Before the mid-1970s, evolution (or “The Tree of Life”) was simple: everything was divided up into “animals, plants, and bacteria.” Or, “eukaryotes” (having paired chromosomes inside a nucleus with a membrane to separate it from cytoplasm) and “prokaryotes” (having single unpaired chromosomes and no nuclear membrane). Then, biologist Carl Woese’s discovery of Archaebacteria (distinct from Eubacteria — although both have single unpaired chromosomes and no nuclear membrane) in 1977 led scientists to propose that the Tree of Life diverged long ago into three main trunks, or “domains” — one trunk gave rise to modern bacteria (eubacteria), 2nd archaebacteria, and 3rd eukaryotes. Debates soon erupted, however, over the structure of these trunks. A popular ‘three-domain’ model postulated that archaea and eukaryotes diverged from a common ancestor. But a two-domain model suggested that eukaryotes diverged directly from a subgroup of archaea [see attached editorial].
One more recent proposal (for the two-domain tree), using deep-sequencing of DNA, suggests that modern eukaryotes belong to the same archaeal group. If that is the case, then essentially all complex life — everything from green algae to humans — originally arose from archaea. But many evolutionary scientists remain unconvinced. What’s at stake is a deeper understanding of the Biological Leap that produced eukaryotes. Many on both sides agree that the origin of eukaryotes probably involved a step known as endosymbiosis (i.e. one symbiotic organism living inside, and being dependent on, the other). This theory holds that a simple host cell (living perhaps 2.8 to 2.2 billion years ago), somehow swallowed a bacterium, and the two struck up a mutually beneficial relationship. These “captive bacteria” eventually evolved into
mitochondria — the cellular substructures that produce energy — and the hybrid cells became what are now known as eukaryotes.
But what was the nature of the “engulfing cell?” One camp says the engulfer was an ancestral microbe, now extinct, a “proto-eukaryote” — “neither a modern archaeon nor a modern eukaryote.” In this model, there were several major splits in early evolution: first, billions of years
ago, when primeval organisms gave rise to both bacteria and an extinct group of microbes; then this latter group diverged into archaea and the group that became eukaryotes. In the other camp, the two-domain world, a primeval organism gave rise to bacteria and archaea; and the organism that eventually swallowed the bacterium was an archaeon. This model would make all eukaryotes an “advanced ancestor” of the archaebacteria [the second, lower, model illustrated in the diagram].

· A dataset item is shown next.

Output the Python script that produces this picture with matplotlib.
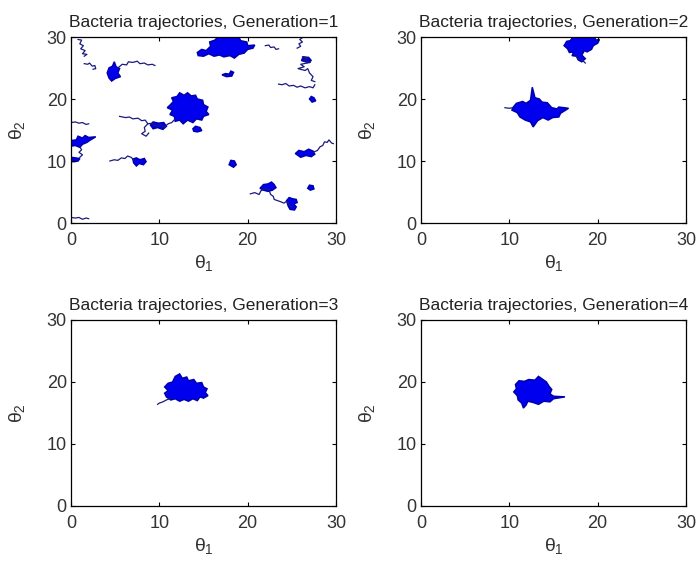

Today, researchers are turning to other lines of evidence that might support a two-domain tree. Eubacteria and eukaryotes have cell membranes consisting of one set of lipids, whereas archaeal membranes contain a different set of lipids (this would imply more relatedness between eubacteria and eukaryotes, with archaea being a separate entity), and it was believed that “the two sets of lipids could not mix together.” However, researchers have now succeeded in engineering bacteria having cell membranes that contain both archaeal and bacterial lipids. Scientists have also found bacteria in the Black Sea that have genes for making both types of lipids — implying that microbes could have had such mixed membranes during the transition from archaea to eukaryotes. The two possible Trees of Life with differing domains are illustrated in a diagram on page 324 of the attached editorial.